I have a code that involves building a very large dictionary from pre-calculated data (i.e. with many lookups). It uses four-integer tuples as keys and lists of tuples as items. This dictionary is then updated with the appended function for each key (so that each item could be sorted at a later stage). The above process is repeated thousands of times but the original (base) dictionary stays the same. The original dictionary is roughly the same size as the updates (but it varies).
I tried using deepcopy and in order to use the original dictionary as “a base” for updating. The copying turned out to be an order of magnitude slower than rebuilding-the entire dictionary from scratch.

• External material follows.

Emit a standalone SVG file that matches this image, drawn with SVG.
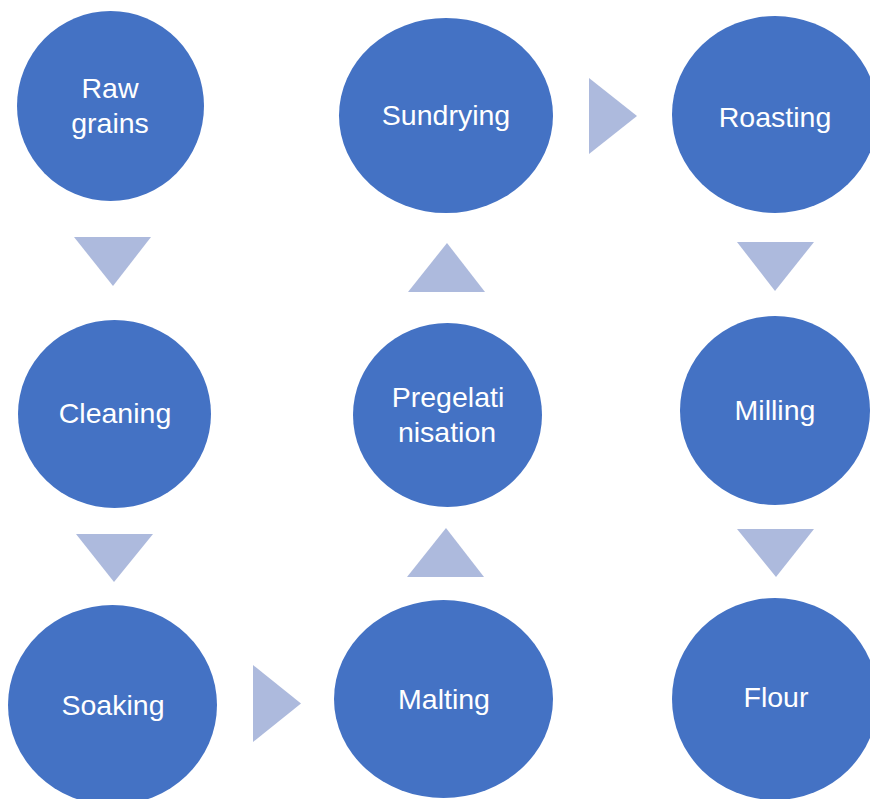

If this is unclear, perhaps this simplified code will make more sense:
print timeit.timeit('''
for iteration in xrange(10):
base_dictionary = {(month, day, hour): [(value, 'some_data_name' + str(value)) for value in xrange(10)]
for month in xrange(5)
for day in xrange(5)
for hour in xrange(5)
}
for valuenumber in xrange(10):
for id_set in base_dictionary:
base_dictionary[id_set].append((valuenumber, 'some_data_name' + str(valuenumber)))
'''
,
'''
''', number=100)
RESULT: 1.30800844321 seconds
print timeit.timeit('''
for iteration in xrange(10):
new_dictionary = deepcopy(base_dictionary)
for valuenumber in xrange(10):
for id_set in new_dictionary:
new_dictionary[id_set].append((valuenumber, 'some_data_name' + str(valuenumber)))
'''
,
'''
from copy import deepcopy
base_dictionary = {(month, day, hour): [(value, 'some_data_name' + str(value)) for value in xrange(10)]
for month in xrange(5)
for day in xrange(5)
for hour in xrange(5)
}
''', number=100)
RESULT: 13.8005886255 seconds
It feels very wasteful to rebuild the same dictionary every time I run an iteration. Is there a way to accelerate this process?
You need something between shallow copy and deep copy. The tuples don’t need to be copied because they are immutable.